In our judgment, there is no double jeopardy. The sentences for the 2009 offence and the 2017 offence are separate and he is liable to serve both. He benefits from the fact that the 2017 sentence runs at the same time as the licence recall for the 2009 offence.
In assessing the seriousness of the 2017 offence the judge was required to treat the conviction for an identical offence in 2009 as an aggravating factor, by virtue of section 143(2) of the Criminal Justice Act 2003. This statutory provision is expressly incorporated into the Sentencing Guideline on drug offences as a statutory aggravating factor which increases seriousness. Other non-statutory aggravating factors in the sentencing guideline include offences committed on licence. The Sentencing Guideline Overarching Principles: Seriousness explains at paragraph 1.20 that an offence committed on licence is one of a number of aggravating factors which indicates a higher than usual level of culpability on the part of the offender. Thus the judge was entitled, and indeed required, to have regard to the 2009 offence and the breach of licence when assessing seriousness and culpability for the purpose of sentencing the appellant for the 2017 offence.
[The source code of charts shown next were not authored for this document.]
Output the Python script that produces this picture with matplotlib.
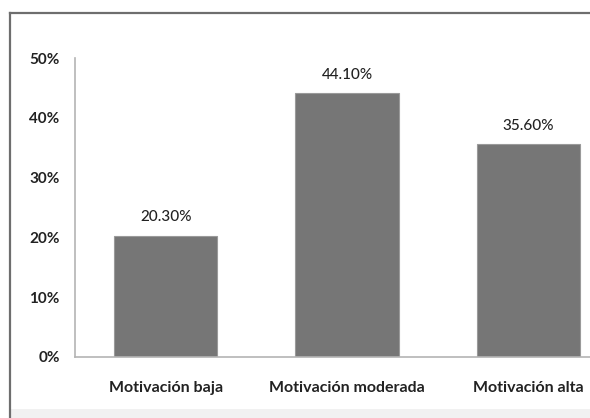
import matplotlib
matplotlib.use("Agg")
import matplotlib.pyplot as plt
from matplotlib.lines import Line2D
from matplotlib.patches import Rectangle
import numpy as np

categories = ["Motivación baja", "Motivación moderada", "Motivación alta"]
values = [20.3, 44.1, 35.6]
value_labels = ["20.30%", "44.10%", "35.60%"]
yticks = [0, 10, 20, 30, 40, 50]
ytick_labels = ["0%", "10%", "20%", "30%", "40%", "50%"]

plt.rcParams["font.family"] = ["Lato", "DejaVu Sans"]

W, H = 590, 418
fig = plt.figure(figsize=(W / 100, H / 100), dpi=100)
fig.patch.set_facecolor("white")

# outer frame: dark top and left edges, soft grey band at the bottom
fig.add_artist(Rectangle((11 / W, 0), 1, 9 / H, transform=fig.transFigure,
                         facecolor="#f1f1f1", edgecolor="none"))
fig.add_artist(Line2D([10 / W, 1.0], [1 - 13 / H, 1 - 13 / H],
                      transform=fig.transFigure, color="#6e6e6e", lw=1.6))
fig.add_artist(Line2D([10 / W, 10 / W], [1 - 13 / H, 0.0],
                      transform=fig.transFigure, color="#6e6e6e", lw=1.6))

ax = fig.add_axes([75 / W, 61 / H, 544 / W, 299 / H])
x = np.arange(len(categories))
ax.bar(x, values, width=0.57, color="#767676", edgecolor="#9a9a9a", linewidth=0.8)

for xi, v, lab in zip(x, values, value_labels):
    ax.text(xi, v + 1.9, lab, ha="center", va="bottom", fontsize=11,
            fontweight="medium", color="#222222")

ax.set_xlim(-0.5, 2.5)
ax.set_ylim(0, 50)
ax.set_yticks(yticks)
ax.set_yticklabels(ytick_labels, fontsize=11, fontweight="bold", color="#222222")
ax.set_xticks(x)
ax.set_xticklabels(categories, fontsize=11.5, fontweight="bold", color="#222222")
ax.tick_params(axis="both", length=0)
ax.tick_params(axis="y", pad=11)
ax.tick_params(axis="x", pad=17)

for s in ["top", "right"]:
    ax.spines[s].set_visible(False)
for s in ["left", "bottom"]:
    ax.spines[s].set_color("#b4b4b4")
    ax.spines[s].set_linewidth(1.2)

fig.savefig("out.png", dpi=100, facecolor="white")
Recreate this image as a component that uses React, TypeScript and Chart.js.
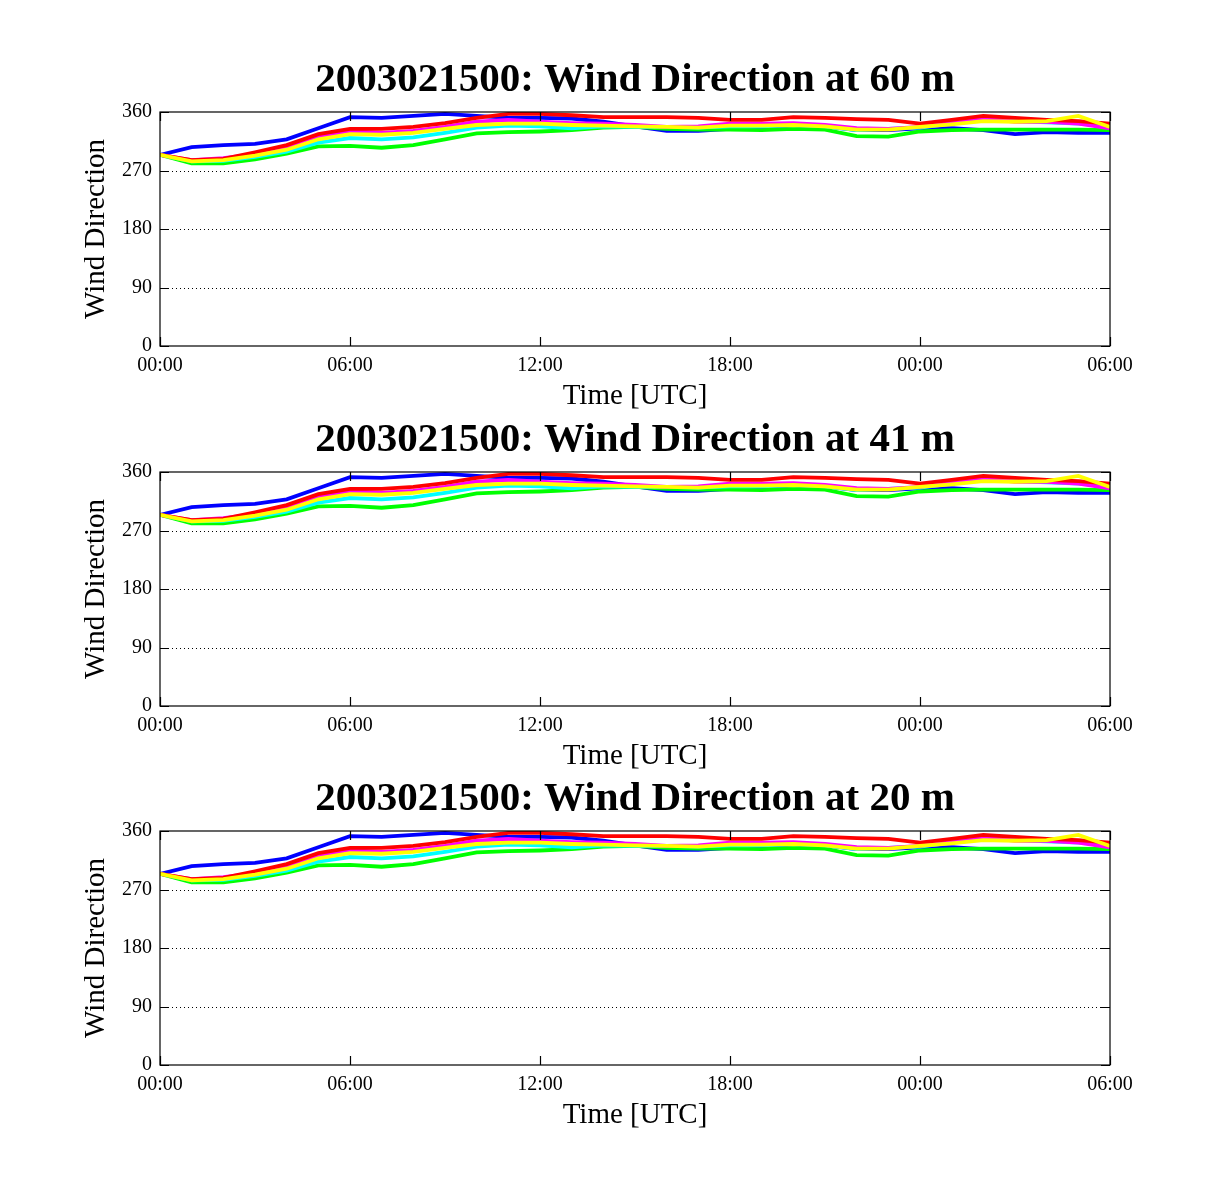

The judge found that the sentence would have been 7 years after a trial which was at the top of the guideline. In our judgment, the judge was entitled to increase the sentence from the starting point of 4 years 6 months to reflect the (i) the quantity of cocaine (248 grams) which was in excess of the indicative quantity of 150 grams (ii) the aggravating factor of high purity cocaine placing the appellant close to the original supply (iii) the aggravating factor of the serious previous conviction for an identical offence (iv) the aggravating factor of committing the offence after being released from prison on licence 4 months earlier. The 10% discount which was given for his late plea of guilty was the most that could be awarded.
Taking all these factors into account we do not consider that the sentence of 6 years 3 months imprisonment was manifestly excessive. For these reasons we dismiss the appeal.